Esta página de São Lucas, sobre o filho pródigo, constitui um vértice da espiritualidade e da
literatura de todos os tempos. De fato, o que seria a nossa cultura, a arte, e mais em geral a
nossa civilização sem esta Revelação de um Deus Pai cheio de misericórdia? Ela nunca cessa de
nos comover, e todas as vezes que a ouvimos ou lemos é capaz de nos sugerir sempre novos
significados. Este texto evangélico tem o poder de falar-nos de Deus, de nos fazer conhecer o
seu rosto, melhor ainda, o seu coração. Depois de Jesus nos ter narrado acerca do Pai
misericordioso, as coisas já não são como antes, agora conhecemos Deus: Ele é nosso Pai, que
por amor nos criou livres e dotados de consciência, que sofre se nos perdemos e faz festa se
voltamos.
Os dois filhos representam dois modos imaturos de relacionar-se com Deus: a rebelião e a
hipocrisia. Essas duas formas superam-se através da experiência da misericórdia. Só
experimentando o perdão, só reconhecendo-nos, amados por um amor gratuito, maior do que
a nossa miséria, mas, também, maior do que a nossa justiça, entramos finalmente num
relacionamento deveras filial e livre com Deus.
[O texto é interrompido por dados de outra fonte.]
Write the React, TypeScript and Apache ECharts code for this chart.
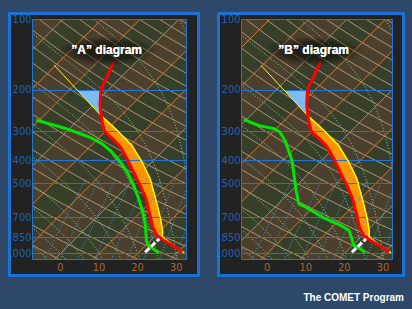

Nunca é demais frisar que, neste tempo da Quaresma, a Igreja ajuda-nos a percorrer este
caminho interior e convida-nos à conversão que, antes de ser um esforço sempre importante
para mudar os nossos comportamentos, é uma oportunidade para decidir levantar-nos e
recomeçar, ou seja, abandonando o pecado e escolhendo voltar para Deus. Percorramos, este
é o imperativo da Quaresma, juntos, este caminho de libertação interior. Porém, é preciso que
decidamos caminhar rumo a Jesus, como fez o filho pródigo, voltando, interior e
exteriormente, ao pai. Ao mesmo tempo, devemos abandonar a atitude egoísta do filho mais
velho, seguro de si, que condena facilmente os outros, fecha o coração à compreensão, ao
acolhimento e ao perdão dos irmãos, e esquece que, também ele, tem necessidade do perdão.
A parábola apresenta o rosto de Deus, assim como Jesus o revelou: um Deus de amor e de
perdão, que acolhe o pecador arrependido, reconduzindo-o à dignidade de filho.
Precisamos fazer o caminho de retorno à casa do Pai!
Queridos irmãos, meditemos sobre o significado dessa parábola! Contemplemos o coração do
Pai! Lancemo-nos nos seus braços e deixemo-nos regenerar pelo seu amor misericordioso.
Ajude-nos nisso a Virgem Maria, Mãe de Misericórdia!